Given instruction:
Everything from the line with "Give me the matplotlib source for this chart." through the line with "nan = np.nan", inclusive, should be repeated exactly, except the pictures.

Code that draws figures:
····················

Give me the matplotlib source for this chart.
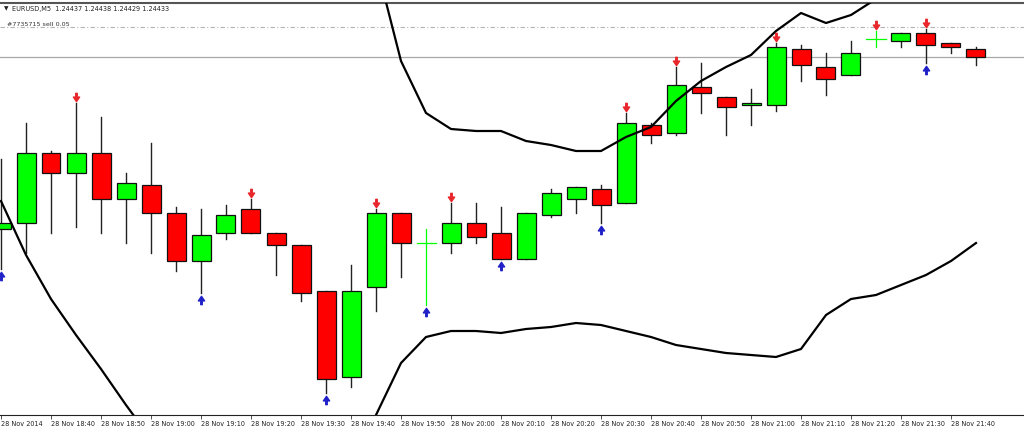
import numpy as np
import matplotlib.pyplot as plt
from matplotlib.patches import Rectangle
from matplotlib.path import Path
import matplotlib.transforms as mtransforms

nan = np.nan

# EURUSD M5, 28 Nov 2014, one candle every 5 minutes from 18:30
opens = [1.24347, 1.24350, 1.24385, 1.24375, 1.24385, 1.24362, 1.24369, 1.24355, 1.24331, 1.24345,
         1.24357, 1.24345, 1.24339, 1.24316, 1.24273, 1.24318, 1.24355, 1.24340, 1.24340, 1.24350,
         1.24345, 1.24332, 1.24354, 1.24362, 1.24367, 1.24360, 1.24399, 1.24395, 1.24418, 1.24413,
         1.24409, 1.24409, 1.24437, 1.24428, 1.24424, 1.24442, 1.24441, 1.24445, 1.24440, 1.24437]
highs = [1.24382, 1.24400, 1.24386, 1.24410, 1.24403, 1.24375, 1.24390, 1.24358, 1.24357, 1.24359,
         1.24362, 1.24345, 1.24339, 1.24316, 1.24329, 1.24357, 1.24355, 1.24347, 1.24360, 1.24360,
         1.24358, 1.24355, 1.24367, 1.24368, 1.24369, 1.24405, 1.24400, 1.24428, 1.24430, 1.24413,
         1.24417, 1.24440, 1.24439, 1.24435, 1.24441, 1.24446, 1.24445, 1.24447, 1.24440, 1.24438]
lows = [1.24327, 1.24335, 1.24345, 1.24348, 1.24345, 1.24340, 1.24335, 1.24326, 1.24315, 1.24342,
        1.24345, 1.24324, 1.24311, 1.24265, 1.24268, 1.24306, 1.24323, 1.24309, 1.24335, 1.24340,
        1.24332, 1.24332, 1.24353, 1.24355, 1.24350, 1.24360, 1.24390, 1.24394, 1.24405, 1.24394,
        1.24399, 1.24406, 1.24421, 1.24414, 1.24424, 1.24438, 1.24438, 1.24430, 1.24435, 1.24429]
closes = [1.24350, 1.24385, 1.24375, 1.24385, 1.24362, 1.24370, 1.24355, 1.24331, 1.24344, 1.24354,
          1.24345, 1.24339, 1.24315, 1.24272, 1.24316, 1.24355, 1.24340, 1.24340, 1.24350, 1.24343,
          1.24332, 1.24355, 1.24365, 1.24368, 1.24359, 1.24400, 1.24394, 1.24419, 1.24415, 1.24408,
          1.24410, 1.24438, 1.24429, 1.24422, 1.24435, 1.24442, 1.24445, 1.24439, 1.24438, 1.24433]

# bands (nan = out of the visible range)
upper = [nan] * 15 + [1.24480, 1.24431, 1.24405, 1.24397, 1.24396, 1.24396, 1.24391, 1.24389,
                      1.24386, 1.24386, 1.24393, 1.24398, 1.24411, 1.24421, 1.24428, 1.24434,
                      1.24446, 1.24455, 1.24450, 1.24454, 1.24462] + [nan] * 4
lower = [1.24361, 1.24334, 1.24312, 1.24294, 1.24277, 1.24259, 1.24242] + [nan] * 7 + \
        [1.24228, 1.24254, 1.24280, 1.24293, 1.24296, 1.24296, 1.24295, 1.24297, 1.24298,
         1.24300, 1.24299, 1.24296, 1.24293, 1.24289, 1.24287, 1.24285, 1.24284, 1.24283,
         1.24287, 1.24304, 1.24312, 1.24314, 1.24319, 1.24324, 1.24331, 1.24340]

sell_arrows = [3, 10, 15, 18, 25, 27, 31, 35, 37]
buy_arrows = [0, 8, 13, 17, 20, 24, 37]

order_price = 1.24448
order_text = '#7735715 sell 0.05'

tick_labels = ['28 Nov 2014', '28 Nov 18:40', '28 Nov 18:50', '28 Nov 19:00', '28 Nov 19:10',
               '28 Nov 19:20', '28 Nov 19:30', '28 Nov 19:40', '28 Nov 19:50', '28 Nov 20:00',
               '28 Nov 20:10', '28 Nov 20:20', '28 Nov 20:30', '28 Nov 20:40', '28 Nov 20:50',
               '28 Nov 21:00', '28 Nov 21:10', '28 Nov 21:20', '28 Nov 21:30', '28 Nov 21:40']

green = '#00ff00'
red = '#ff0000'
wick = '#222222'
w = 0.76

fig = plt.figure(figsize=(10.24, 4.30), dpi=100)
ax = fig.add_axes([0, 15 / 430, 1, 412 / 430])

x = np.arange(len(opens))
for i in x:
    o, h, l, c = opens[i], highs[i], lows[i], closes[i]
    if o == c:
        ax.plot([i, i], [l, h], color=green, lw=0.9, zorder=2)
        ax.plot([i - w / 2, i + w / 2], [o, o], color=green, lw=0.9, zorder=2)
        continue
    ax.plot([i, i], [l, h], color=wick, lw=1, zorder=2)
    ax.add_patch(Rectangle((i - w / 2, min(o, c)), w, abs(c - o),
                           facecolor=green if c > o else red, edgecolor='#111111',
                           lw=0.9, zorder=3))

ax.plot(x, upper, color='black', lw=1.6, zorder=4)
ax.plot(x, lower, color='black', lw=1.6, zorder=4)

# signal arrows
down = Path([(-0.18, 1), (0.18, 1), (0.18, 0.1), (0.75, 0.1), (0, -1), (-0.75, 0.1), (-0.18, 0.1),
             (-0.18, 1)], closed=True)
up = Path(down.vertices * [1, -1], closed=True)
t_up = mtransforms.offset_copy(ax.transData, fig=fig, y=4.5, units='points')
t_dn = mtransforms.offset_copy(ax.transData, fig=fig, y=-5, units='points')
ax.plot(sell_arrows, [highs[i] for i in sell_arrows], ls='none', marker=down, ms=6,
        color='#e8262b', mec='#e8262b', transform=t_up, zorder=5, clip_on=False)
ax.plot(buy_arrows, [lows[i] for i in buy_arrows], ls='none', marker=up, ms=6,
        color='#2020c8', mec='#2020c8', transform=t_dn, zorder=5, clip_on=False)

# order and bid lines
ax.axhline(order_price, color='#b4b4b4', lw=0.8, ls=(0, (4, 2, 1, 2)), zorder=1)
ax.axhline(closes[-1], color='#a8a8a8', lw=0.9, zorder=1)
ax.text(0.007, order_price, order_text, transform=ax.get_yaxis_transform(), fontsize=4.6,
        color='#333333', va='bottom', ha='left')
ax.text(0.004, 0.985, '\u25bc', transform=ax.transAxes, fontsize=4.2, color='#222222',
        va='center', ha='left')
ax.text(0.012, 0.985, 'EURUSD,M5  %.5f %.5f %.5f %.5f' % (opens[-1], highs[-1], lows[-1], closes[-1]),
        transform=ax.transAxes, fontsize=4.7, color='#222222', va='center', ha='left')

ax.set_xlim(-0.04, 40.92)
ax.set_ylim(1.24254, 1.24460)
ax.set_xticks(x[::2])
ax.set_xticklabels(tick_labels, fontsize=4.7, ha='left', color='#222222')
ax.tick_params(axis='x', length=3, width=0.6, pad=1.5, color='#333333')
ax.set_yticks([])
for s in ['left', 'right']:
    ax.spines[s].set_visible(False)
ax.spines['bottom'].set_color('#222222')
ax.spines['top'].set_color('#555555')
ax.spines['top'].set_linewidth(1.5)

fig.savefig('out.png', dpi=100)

····················

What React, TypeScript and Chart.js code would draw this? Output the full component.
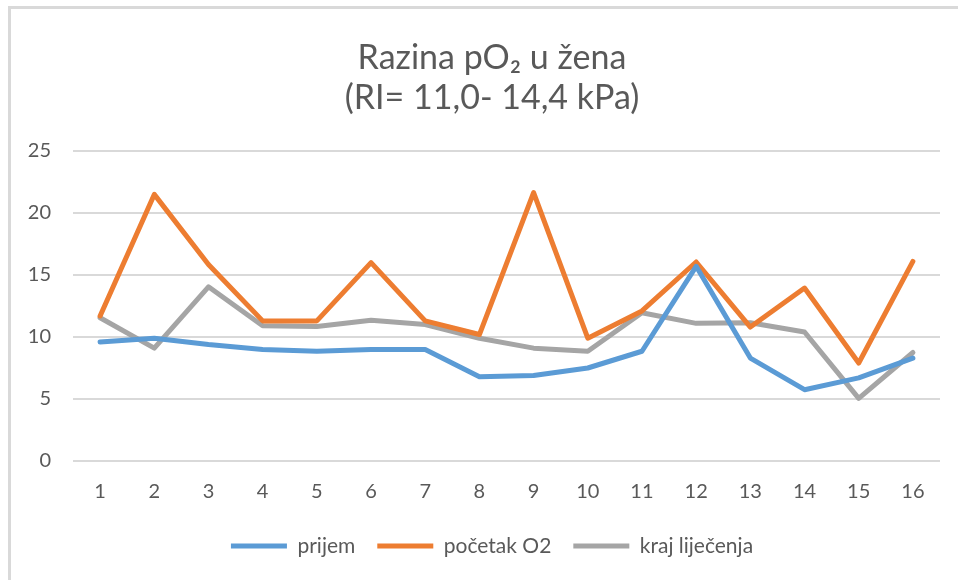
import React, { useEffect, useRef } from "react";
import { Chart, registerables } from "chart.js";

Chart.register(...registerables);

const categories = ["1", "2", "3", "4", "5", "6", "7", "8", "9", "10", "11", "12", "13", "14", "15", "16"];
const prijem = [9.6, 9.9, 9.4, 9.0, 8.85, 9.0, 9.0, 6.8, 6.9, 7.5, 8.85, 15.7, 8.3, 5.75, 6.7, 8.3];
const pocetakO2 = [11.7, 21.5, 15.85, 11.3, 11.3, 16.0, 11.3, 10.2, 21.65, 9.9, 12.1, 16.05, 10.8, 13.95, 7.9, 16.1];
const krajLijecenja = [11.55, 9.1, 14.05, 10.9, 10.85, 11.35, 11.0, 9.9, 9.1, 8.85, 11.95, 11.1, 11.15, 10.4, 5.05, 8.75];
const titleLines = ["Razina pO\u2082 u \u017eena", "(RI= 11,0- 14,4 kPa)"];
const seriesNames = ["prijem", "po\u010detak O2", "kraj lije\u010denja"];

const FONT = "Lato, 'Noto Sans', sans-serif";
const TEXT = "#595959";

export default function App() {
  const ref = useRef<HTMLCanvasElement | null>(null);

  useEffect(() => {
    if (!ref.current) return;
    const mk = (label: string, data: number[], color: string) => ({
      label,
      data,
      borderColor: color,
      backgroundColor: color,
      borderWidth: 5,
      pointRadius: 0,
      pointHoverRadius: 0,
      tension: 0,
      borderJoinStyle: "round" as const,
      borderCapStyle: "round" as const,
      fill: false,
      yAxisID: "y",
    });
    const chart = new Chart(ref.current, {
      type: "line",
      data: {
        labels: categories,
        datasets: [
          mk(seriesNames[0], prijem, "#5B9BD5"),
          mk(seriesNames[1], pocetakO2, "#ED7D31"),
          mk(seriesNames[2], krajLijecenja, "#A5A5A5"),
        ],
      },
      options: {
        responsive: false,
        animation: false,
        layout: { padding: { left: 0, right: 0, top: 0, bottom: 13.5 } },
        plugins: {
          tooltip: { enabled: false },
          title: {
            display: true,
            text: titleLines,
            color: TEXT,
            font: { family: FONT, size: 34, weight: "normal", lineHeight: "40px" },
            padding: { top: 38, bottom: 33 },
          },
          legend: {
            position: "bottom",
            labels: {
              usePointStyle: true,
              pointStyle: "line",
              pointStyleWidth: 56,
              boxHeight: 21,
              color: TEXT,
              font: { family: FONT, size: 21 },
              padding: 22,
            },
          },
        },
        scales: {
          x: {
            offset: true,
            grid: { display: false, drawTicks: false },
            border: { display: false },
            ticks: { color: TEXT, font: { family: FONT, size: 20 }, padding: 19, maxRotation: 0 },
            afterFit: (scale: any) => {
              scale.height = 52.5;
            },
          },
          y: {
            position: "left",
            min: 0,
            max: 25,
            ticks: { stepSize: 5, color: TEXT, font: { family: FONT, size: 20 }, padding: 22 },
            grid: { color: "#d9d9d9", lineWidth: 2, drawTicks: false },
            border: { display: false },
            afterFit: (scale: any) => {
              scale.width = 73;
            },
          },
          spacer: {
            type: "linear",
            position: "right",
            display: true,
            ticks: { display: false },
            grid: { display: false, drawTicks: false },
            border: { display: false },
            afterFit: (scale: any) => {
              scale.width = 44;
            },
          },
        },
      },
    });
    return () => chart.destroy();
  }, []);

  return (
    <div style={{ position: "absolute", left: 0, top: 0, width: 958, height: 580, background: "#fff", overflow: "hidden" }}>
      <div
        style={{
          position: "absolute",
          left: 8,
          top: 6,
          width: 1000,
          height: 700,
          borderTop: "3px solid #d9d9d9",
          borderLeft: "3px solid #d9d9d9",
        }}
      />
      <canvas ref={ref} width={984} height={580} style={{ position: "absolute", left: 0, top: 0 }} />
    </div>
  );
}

····················

Written response:
Give me the matplotlib source for this chart.
import numpy as np
import matplotlib.pyplot as plt
from matplotlib.patches import Rectangle
from matplotlib.path import Path
import matplotlib.transforms as mtransforms

nan = np.nan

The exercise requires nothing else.